### PROBLEM REQUIREMENTS
Only the lines from the start of the data below through the line that contains "Chart.register(...registerables);" are to be copied, exactly and without pictures.

### DATA LINES
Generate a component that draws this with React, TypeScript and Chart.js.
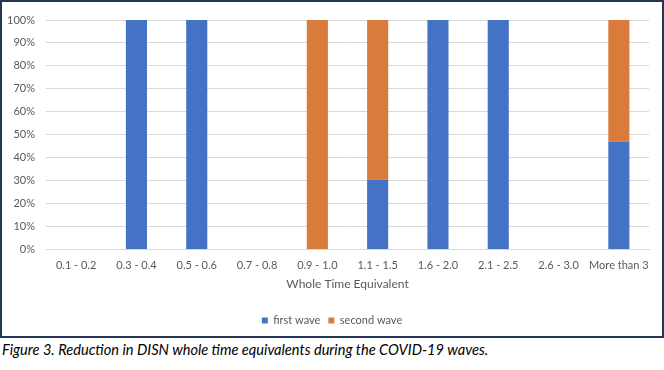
import React, { useEffect, useRef } from "react";
import { Chart, registerables } from "chart.js";

Chart.register(...registerables);

const categories = ["0.1 - 0.2", "0.3 - 0.4", "0.5 - 0.6", "0.7 - 0.8", "0.9 - 1.0", "1.1 - 1.5", "1.6 - 2.0", "2.1 - 2.5", "2.6 - 3.0", "More than 3"];
const firstWave = [0, 100, 100, 0, 0, 30.5, 100, 100, 0, 47];
const secondWave = [0, 0, 0, 0, 100, 69.5, 0, 0, 0, 53];
const seriesNames = ["first wave", "second wave"];
const xTitle = "Whole Time Equivalent";
const caption = "Figure 3. Reduction in DISN whole time equivalents during the COVID-19 waves.";

const FONT = "Lato, 'Open Sans', sans-serif";

export default function App() {
  const ref = useRef<HTMLCanvasElement>(null);
  useEffect(() => {
    document.body.style.margin = "0";
    const chart = new Chart(ref.current!, {
      type: "bar",
      data: {
        labels: categories,
        datasets: [
          { label: seriesNames[0], data: firstWave, backgroundColor: "#4472C4", borderWidth: 0 },
          { label: seriesNames[1], data: secondWave, backgroundColor: "#D97B3B", borderWidth: 0 },
        ],
      },
      options: {
        animation: false,
        responsive: false,
        maintainAspectRatio: false,
        datasets: { bar: { categoryPercentage: 1, barPercentage: 0.35 } },
        layout: { padding: { left: 0, right: 0, top: 18, bottom: 0 } },
        plugins: {
          legend: {
            position: "bottom",
            labels: {
              boxWidth: 6,
              boxHeight: 6,
              color: "#595959",
              font: { family: FONT, size: 11 },
              padding: 8,
            },
          },
          tooltip: { enabled: false },
        },
        scales: {
          x: {
            stacked: true,
            grid: { display: false, drawTicks: false },
            border: { color: "#D9D9D9" },
            ticks: { color: "#595959", font: { family: FONT, size: 11 }, padding: 9, maxRotation: 0, autoSkip: false },
            title: { display: true, text: xTitle, color: "#595959", font: { family: FONT, size: 12 }, padding: { top: -4, bottom: 16 } },
          },
          y: {
            stacked: true,
            min: 0,
            max: 100,
            ticks: { stepSize: 10, color: "#595959", font: { family: FONT, size: 11 }, padding: 11, callback: (v: any) => v + "%" },
            grid: { color: "#D9D9D9", drawTicks: false },
            border: { display: false },
            afterFit: (s: any) => { s.width = 44; },
          },
          yRight: {
            position: "right",
            display: true,
            min: 0,
            max: 100,
            grid: { display: false, drawTicks: false },
            border: { display: false },
            ticks: { display: false },
            afterFit: (s: any) => { s.width = 13; },
          },
        },
      },
    });
    return () => chart.destroy();
  }, []);
  return (
    <div style={{ position: "absolute", left: 0, top: 0, width: 664, height: 370, background: "#fff" }}>
      <div style={{ position: "absolute", left: 0, top: 0, width: 664, height: 338, border: "2px solid #243555", boxSizing: "border-box" }}>
        <canvas ref={ref} width={660} height={334} style={{ display: "block" }} />
      </div>
      <div style={{ position: "absolute", left: 2, top: 341, fontFamily: FONT, fontStyle: "italic", fontSize: 14.6, color: "#000", whiteSpace: "nowrap" }}>{caption}</div>
    </div>
  );
}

### RESPONSE FOR THIS EXERCISE
Generate a component that draws this with React, TypeScript and Chart.js.
import React, { useEffect, useRef } from "react";
import { Chart, registerables } from "chart.js";

Chart.register(...registerables);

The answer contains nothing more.